Every employment relationship ends at some point, and some end involuntarily and with hard feelings.  Sometimes, hard feelings come from current employees as well.  When these hard feelings exist, employment claims are possible, and so many employers seek to prevent or resolve those claims through some form of a release agreement, such as a severance or settlement agreement.  In other words, employers commit to doing something for the individuals (usually the payment of an amount of money), in exchange for the individuals' agreements not to pursue claims against the employers.  Usually, the employer's motive is to pay something now in order to avoid uncertain risks later.

    Buying peace is a great goal, but it may not always be a realistic expectation. That is not to say that it is a bad investment; instead, as with any investment, it is important for employers to know exactly what they are buying.

    The starting point is to make sure that what an employer is buying has value.  In the severance/settlement scenario, that means making sure that the agreement is enforceable.  One of the worst situations for employers is to find out after the fact that the monies they spent were used to fund the lawsuits against them, and that the employers have little or no recourse even to recover those monies.

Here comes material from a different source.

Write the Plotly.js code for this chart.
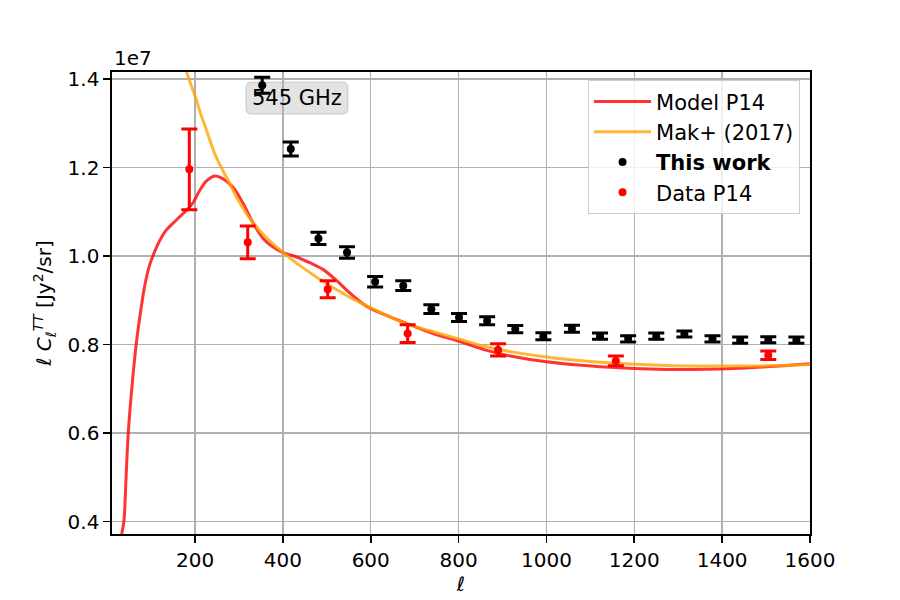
<!DOCTYPE html>
<html>
<head>
<meta charset="utf-8">
<script src="https://cdn.plot.ly/plotly-3.0.1.min.js"></script>
<style>html,body{margin:0;padding:0;background:#fff;}#chart{width:900px;height:600px;}</style>
</head>
<body>
<div id="chart"></div>
<script>
// Values of ell*C_ell in units of 1e7 Jy^2/sr
const modelEll = [33, 38, 43, 48, 56, 66, 74, 85, 96, 108, 120, 134, 157, 180, 195, 210, 225, 245, 263, 286, 309, 332, 355, 377, 400, 431, 461, 491, 522, 552, 590, 636, 681, 742, 803, 864, 924, 1000, 1122, 1274, 1425, 1501, 1600];
const modelVal = [0.372, 0.40, 0.50, 0.60, 0.70, 0.80, 0.86, 0.93, 0.978, 1.010, 1.036, 1.058, 1.081, 1.103, 1.120, 1.147, 1.169, 1.181, 1.175, 1.156, 1.120, 1.075, 1.040, 1.021, 1.008, 0.998, 0.985, 0.970, 0.945, 0.917, 0.887, 0.866, 0.848, 0.825, 0.807, 0.787, 0.773, 0.761, 0.750, 0.744, 0.746, 0.750, 0.757];

const makEll = [176, 181, 192, 203, 214, 226, 237, 248, 260, 271, 283, 294, 306, 317, 332, 347, 362, 377, 392, 408, 423, 438, 457, 476, 495, 514, 533, 552, 571, 590, 628, 666, 704, 742, 803, 864, 924, 1000, 1122, 1274, 1425, 1501, 1600];
const makVal = [1.435, 1.416, 1.384, 1.353, 1.318, 1.285, 1.253, 1.224, 1.200, 1.179, 1.156, 1.134, 1.114, 1.096, 1.076, 1.058, 1.042, 1.028, 1.015, 1.002, 0.990, 0.979, 0.966, 0.953, 0.941, 0.929, 0.918, 0.907, 0.897, 0.888, 0.870, 0.853, 0.840, 0.829, 0.812, 0.795, 0.783, 0.772, 0.760, 0.753, 0.7515, 0.752, 0.755];

const workEll = [353, 418, 481, 546, 610, 674, 738, 801, 865, 929, 993, 1058, 1122, 1186, 1250, 1314, 1378, 1441, 1505, 1569];
const workVal = [1.386, 1.242, 1.040, 1.008, 0.942, 0.933, 0.880, 0.861, 0.854, 0.835, 0.819, 0.836, 0.819, 0.813, 0.819, 0.824, 0.813, 0.810, 0.811, 0.810];
const workErr = [0.018, 0.016, 0.014, 0.013, 0.012, 0.011, 0.010, 0.009, 0.009, 0.008, 0.008, 0.008, 0.007, 0.007, 0.007, 0.007, 0.007, 0.007, 0.007, 0.007];

const p14Ell = [187, 320, 502, 684, 890, 1158, 1505];
const p14Val = [1.196, 1.031, 0.925, 0.825, 0.788, 0.763, 0.776];
const p14Err = [0.091, 0.037, 0.019, 0.020, 0.014, 0.011, 0.0095];

const xTicks = [200, 400, 600, 800, 1000, 1200, 1400, 1600];
const yTicks = [0.4, 0.6, 0.8, 1.0, 1.2, 1.4];

const FONT = "DejaVu Sans, sans-serif";

const traces = [
  {x: modelEll, y: modelVal, mode: 'lines', name: 'Model P14', legendgroup: 'a',
   line: {color: 'rgba(255,0,0,0.8)', width: 3, shape: 'spline', smoothing: 1}},
  {x: makEll, y: makVal, mode: 'lines', name: 'Mak+ (2017)', legendgroup: 'b',
   line: {color: 'rgba(255,165,0,0.8)', width: 3, shape: 'spline', smoothing: 1}},
  {x: workEll, y: workVal, mode: 'markers', name: '<b>This work</b>', legendgroup: 'c',
   marker: {color: 'black', size: 8},
   error_y: {type: 'data', array: workErr, visible: true, color: 'black', thickness: 3, width: 8}},
  {x: p14Ell, y: p14Val, mode: 'markers', name: 'Data P14', legendgroup: 'd',
   marker: {color: 'red', size: 8},
   error_y: {type: 'data', array: p14Err, visible: true, color: 'red', thickness: 3, width: 8}}
];

const axisCommon = {
  showline: true, mirror: true, linecolor: 'black', linewidth: 1.6,
  ticks: 'outside', ticklen: 7, tickwidth: 1.6, tickcolor: 'black',
  showgrid: true, gridcolor: '#b0b0b0', gridwidth: 1.5, zeroline: false,
  tickfont: {family: FONT, size: 20, color: 'black'}
};

// rounded box behind the "545 GHz" label (paper coordinates)
const bx0 = 0.192, bx1 = 0.338, by0 = 0.909, by1 = 0.978, rx = 0.008, ry = 0.012;
const boxPath = `M ${bx0+rx},${by0} L ${bx1-rx},${by0} Q ${bx1},${by0} ${bx1},${by0+ry} L ${bx1},${by1-ry} Q ${bx1},${by1} ${bx1-rx},${by1} L ${bx0+rx},${by1} Q ${bx0},${by1} ${bx0},${by1-ry} L ${bx0},${by0+ry} Q ${bx0},${by0} ${bx0+rx},${by0} Z`;

const layout = {
  width: 900, height: 600,
  paper_bgcolor: 'white', plot_bgcolor: 'white',
  margin: {l: 112, r: 90, t: 72, b: 66},
  font: {family: FONT, color: 'black'},
  showlegend: true,
  xaxis: Object.assign({}, axisCommon, {
    range: [11, 1600], tickvals: xTicks, ticktext: xTicks.map(String),
    title: {text: '<i>ℓ</i>', font: {family: FONT, size: 20}, standoff: 2}
  }),
  yaxis: Object.assign({}, axisCommon, {
    range: [0.372, 1.416], tickvals: yTicks, ticktext: yTicks.map(v => v.toFixed(1)),
    title: {text: '<i>ℓ C</i><sub><i>ℓ</i></sub><sup><i>TT</i></sup> [Jy<sup>2</sup>/sr]', font: {family: FONT, size: 20}, standoff: 10}
  }),
  legend: {
    x: 0.682, y: 0.982, xanchor: 'left', yanchor: 'top',
    bgcolor: 'rgba(255,255,255,0.8)', bordercolor: '#cccccc', borderwidth: 1,
    font: {family: FONT, size: 21, color: 'black'},
    traceorder: 'grouped', tracegroupgap: 0, itemwidth: 57
  },
  shapes: [
    {type: 'path', xref: 'paper', yref: 'paper', path: boxPath, layer: 'between',
     fillcolor: 'rgba(200,200,200,0.5)', line: {color: 'rgba(160,160,160,0.5)', width: 1}}
  ],
  annotations: [
    {xref: 'paper', yref: 'paper', x: 0, y: 1, xanchor: 'left', yanchor: 'bottom',
     text: '1e7', showarrow: false, font: {family: FONT, size: 20, color: 'black'}},
    {xref: 'paper', yref: 'paper', x: 0.265, y: 0.944, xanchor: 'center', yanchor: 'middle',
     text: '545 GHz', showarrow: false, font: {family: FONT, size: 21, color: 'black'}}
  ]
};

Plotly.newPlot('chart', traces, layout, {displayModeBar: false, staticPlot: true});
</script>
</body>
</html>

    Enforceability usually relates to whether: (a) the agreement satisfies any statutory procedural or content requirements, and (b) whether the employer can prove that the employee "knowingly and voluntarily" entered into the agreement.  Statutory procedural requirements may include things like dictating the amount of time given for the employee to consider whether to sign the agreement, a revocation period, prohibiting agreements within a certain period of time immediately after the event that caused the claimed injury, and a variety of specific terms that must often be included, such as encouragement to seek legal advice.

    Whether the agreement was "knowing and voluntary" is a fact­ specific inquiry, and it is the employer's burden to prove it (as an affirmative defense).  This involves consideration of the complexity of the language, evidence of coercion and whether there are any other communications that are inconsistent with the terms of the agreement.  For example, if a supervisor tells an employee that the release would not cover a specific claim, that statement could override language in the agreement that would otherwise have released that claim.  Thus, when talking about the effect of a release, employers and their agents must be careful not to say anything arguably contrary to the agreement, and employers should be careful about what they do that puts pressure on the individual to sign.

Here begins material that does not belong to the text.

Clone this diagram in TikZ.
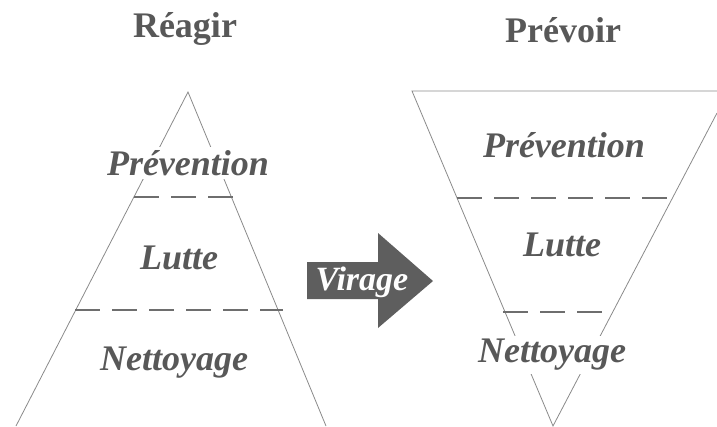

    When considering enforceability, it is also important to recognize the impact of public policy.  For example, American public policy requires that most employees be paid a minimum wage.  If an employer pays less than the minimum wage and then seeks to "settle" a wage claim by paying an amount that is still less than the minimum wage, that agreement would not be enforceable.

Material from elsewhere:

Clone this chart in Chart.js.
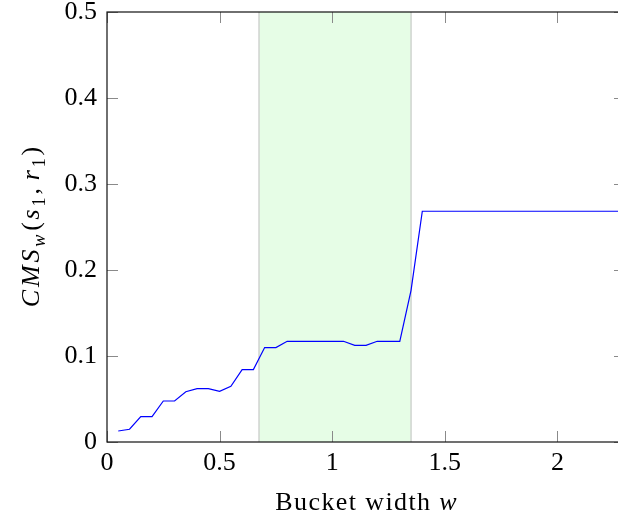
<!DOCTYPE html>
<html>
<head>
<meta charset="utf-8">
<script src="https://cdn.jsdelivr.net/npm/chart.js@4.4.1/dist/chart.umd.min.js"></script>
<style>
  html, body { margin: 0; padding: 0; background: #fff; overflow: hidden; }
  #wrap { width: 640px; height: 518px; }
</style>
</head>
<body>
<div id="wrap"><canvas id="chart" width="640" height="518"></canvas></div>
<script>
// Bucket widths w and the similarity CMS_w(s1, r1) measured at each width
const widths = [0.05, 0.10, 0.15, 0.20, 0.25, 0.30, 0.35, 0.40, 0.45, 0.50,
                0.55, 0.60, 0.65, 0.70, 0.75, 0.80, 0.85, 0.90, 0.95, 1.00,
                1.05, 1.10, 1.15, 1.20, 1.25, 1.30, 1.35, 1.40, 1.45, 1.50,
                1.55, 1.60, 1.65, 1.70, 1.75, 1.80, 1.85, 1.90, 1.95, 2.00,
                2.05, 2.10, 2.15, 2.20, 2.25, 2.30];
const cmsValues = [0.0128, 0.0148, 0.0295, 0.0295, 0.0477, 0.0477, 0.0584, 0.0621, 0.0621, 0.0590,
                   0.0648, 0.0842, 0.0842, 0.1098, 0.1098, 0.1171, 0.1171, 0.1171, 0.1171, 0.1171,
                   0.1171, 0.1124, 0.1124, 0.1171, 0.1171, 0.1171, 0.1764, 0.2683, 0.2683, 0.2683,
                   0.2683, 0.2683, 0.2683, 0.2683, 0.2683, 0.2683, 0.2683, 0.2683, 0.2683, 0.2683,
                   0.2683, 0.2683, 0.2683, 0.2683, 0.2683, 0.2683];

// Highlighted range of bucket widths
const bandRange = [0.675, 1.35];

// Axis ranges and tick labels
const xRange = [0, 2.3];
const yRange = [0, 0.5];
const xTicks = [0, 0.5, 1, 1.5, 2];
const yTicks = [0, 0.1, 0.2, 0.3, 0.4, 0.5];

const FONT_FAMILY = '"Liberation Serif", "DejaVu Serif", serif';
const FONT_SIZE = 26;

const points = widths.map((w, i) => ({ x: w, y: cmsValues[i] }));

// Shaded band behind the curve
const bandPlugin = {
  id: 'band',
  beforeDatasetsDraw(chart) {
    const { ctx, chartArea, scales } = chart;
    const x0 = scales.x.getPixelForValue(bandRange[0]);
    const x1 = scales.x.getPixelForValue(bandRange[1]);
    ctx.save();
    ctx.fillStyle = '#e6fde6';
    ctx.fillRect(x0, chartArea.top, x1 - x0, chartArea.bottom - chartArea.top);
    ctx.strokeStyle = '#cfd3cf';
    ctx.lineWidth = 1.5;
    ctx.beginPath();
    ctx.moveTo(x0, chartArea.top); ctx.lineTo(x0, chartArea.bottom);
    ctx.moveTo(x1, chartArea.top); ctx.lineTo(x1, chartArea.bottom);
    ctx.stroke();
    ctx.restore();
  }
};

// Box frame with inward tick marks on all four sides
const framePlugin = {
  id: 'frame',
  afterDatasetsDraw(chart) {
    const { ctx, chartArea, scales } = chart;
    const len = 11;
    ctx.save();
    ctx.strokeStyle = '#8a8a8a';
    ctx.lineWidth = 1;
    ctx.beginPath();
    xTicks.forEach(v => {
      const px = Math.round(scales.x.getPixelForValue(v)) + 0.5;
      ctx.moveTo(px, chartArea.bottom); ctx.lineTo(px, chartArea.bottom - len);
      ctx.moveTo(px, chartArea.top); ctx.lineTo(px, chartArea.top + len);
    });
    yTicks.forEach(v => {
      const py = Math.round(scales.y.getPixelForValue(v)) + 0.5;
      ctx.moveTo(chartArea.left, py); ctx.lineTo(chartArea.left + len, py);
      ctx.moveTo(chartArea.right, py); ctx.lineTo(chartArea.right - len, py);
    });
    ctx.stroke();
    ctx.strokeStyle = '#111';
    ctx.lineWidth = 1.2;
    ctx.strokeRect(chartArea.left, chartArea.top,
                   chartArea.right - chartArea.left, chartArea.bottom - chartArea.top);
    ctx.restore();
  }
};

// Text pieces (roman / italic / subscript) set character by character with extra tracking
function runFont(r, size) {
  const s = r.sub ? size * 0.7 : size;
  return (r.it ? 'italic ' : '') + s + 'px ' + FONT_FAMILY;
}
function measureRuns(ctx, runs, size, track) {
  let w = 0;
  runs.forEach(r => {
    ctx.font = runFont(r, size);
    for (const ch of r.t) w += ctx.measureText(ch).width + track;
    w += (r.gap || 0);
  });
  return w - track;
}
function drawRuns(ctx, runs, x, y, size, track) {
  let cx = x;
  runs.forEach(r => {
    ctx.font = runFont(r, size);
    const dy = r.sub ? size * 0.22 : 0;
    for (const ch of r.t) {
      ctx.fillText(ch, cx, y + dy);
      cx += ctx.measureText(ch).width + track;
    }
    cx += (r.gap || 0);
  });
}

const yTitleRuns = [
  { t: 'CMS', it: true },
  { t: 'w', it: true, sub: true, gap: 1 },
  { t: '(' },
  { t: 's', it: true },
  { t: '1', sub: true },
  { t: ',', gap: 5 },
  { t: 'r', it: true },
  { t: '1', sub: true },
  { t: ')' }
];
const xTitleRuns = [
  { t: 'Bucket width ' },
  { t: 'w', it: true }
];

const titlePlugin = {
  id: 'axisTitles',
  afterDraw(chart) {
    const { ctx, chartArea } = chart;
    ctx.save();
    ctx.fillStyle = '#000';
    ctx.textBaseline = 'alphabetic';
    ctx.textAlign = 'left';
    // x title, centred under the plot
    const xw = measureRuns(ctx, xTitleRuns, FONT_SIZE, 1.4);
    const xc = (chartArea.left + chartArea.right) / 2;
    drawRuns(ctx, xTitleRuns, xc - xw / 2, 510, FONT_SIZE, 1.4);
    // y title, rotated along the left side
    const yw = measureRuns(ctx, yTitleRuns, FONT_SIZE, 2.8);
    const yc = (chartArea.top + chartArea.bottom) / 2;
    ctx.translate(39, yc);
    ctx.rotate(-Math.PI / 2);
    drawRuns(ctx, yTitleRuns, -yw / 2, 0, FONT_SIZE, 2.8);
    ctx.restore();
  }
};

const fmt = v => String(Math.round(v * 10) / 10);

new Chart(document.getElementById('chart'), {
  type: 'line',
  data: {
    datasets: [{
      data: points,
      borderColor: '#0000ff',
      borderWidth: 1.2,
      pointRadius: 0,
      tension: 0,
      fill: false
    }]
  },
  options: {
    responsive: false,
    animation: false,
    events: [],
    layout: { padding: { top: 12, left: 0, right: 15, bottom: 0 } },
    plugins: { legend: { display: false }, tooltip: { enabled: false } },
    scales: {
      x: {
        type: 'linear',
        min: xRange[0],
        max: xRange[1],
        grid: { display: false, drawTicks: false },
        border: { display: false },
        afterBuildTicks: s => { s.ticks = xTicks.map(v => ({ value: v })); },
        ticks: {
          color: '#000',
          font: { family: FONT_FAMILY, size: FONT_SIZE },
          padding: 6,
          maxRotation: 0,
          autoSkip: false,
          callback: v => fmt(v)
        },
        afterFit: s => { s.height = 76; s.paddingLeft = 0; s.paddingRight = 0; }
      },
      y: {
        type: 'linear',
        min: yRange[0],
        max: yRange[1],
        grid: { display: false, drawTicks: false },
        border: { display: false },
        afterBuildTicks: s => { s.ticks = yTicks.map(v => ({ value: v })); },
        ticks: {
          color: '#000',
          font: { family: FONT_FAMILY, size: FONT_SIZE },
          padding: 10,
          autoSkip: false,
          callback: v => fmt(v)
        },
        afterFit: s => { s.width = 107; s.paddingTop = 0; s.paddingBottom = 0; }
      }
    }
  },
  plugins: [bandPlugin, framePlugin, titlePlugin]
});
</script>
</body>
</html>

    Accordingly, releases of wage claims must often be approved by a court or an administrative agency in order to be enforceable.  The same can apply to workers' compensation claims and certain statutorily mandated leaves of absence.  This is not to say that releases of these types of claims cannot be effective; it just means that employers need to be more thoughtful about what their real interests are and how best to protect those interests.  For example, it might be sufficient that rather than "releasing" a workers' compensation claim, the agreement contain language whereby the employee acknowledges that there are no work-related injuries or illnesses.

    Aside from whether claims can be released, there is also an issue about preventing employee complaints.  For instance, the EEOC takes the position that it is illegal for an agreement to prohibit an employee from complaining to the EEOC.  Even if the employee has been paid, the EEOC believes that it can pursue claims on the employee's behalf, and that the payment to the employee is not a bar to recovery, but a credit toward any additional recovery on behalf of that employee.

    With all of the restrictions and limits on these agreements, one might wonder if they are worth the effort. The answer is often a resounding "Yes!" Most employees would never think of challenging an agreement they signed.  Of the few who might challenge them, a well-written release is usually very effective in protecting the employer's key interests.  

    The real issue is not whether releases have value. The real issue is assigning the right value to the releases based upon the goals being achieved.

DISCLAIMER: Because of the generality of this update, the information provided herein may not be applicable in all situations and should not be acted upon without specific legal advice based on particular situations.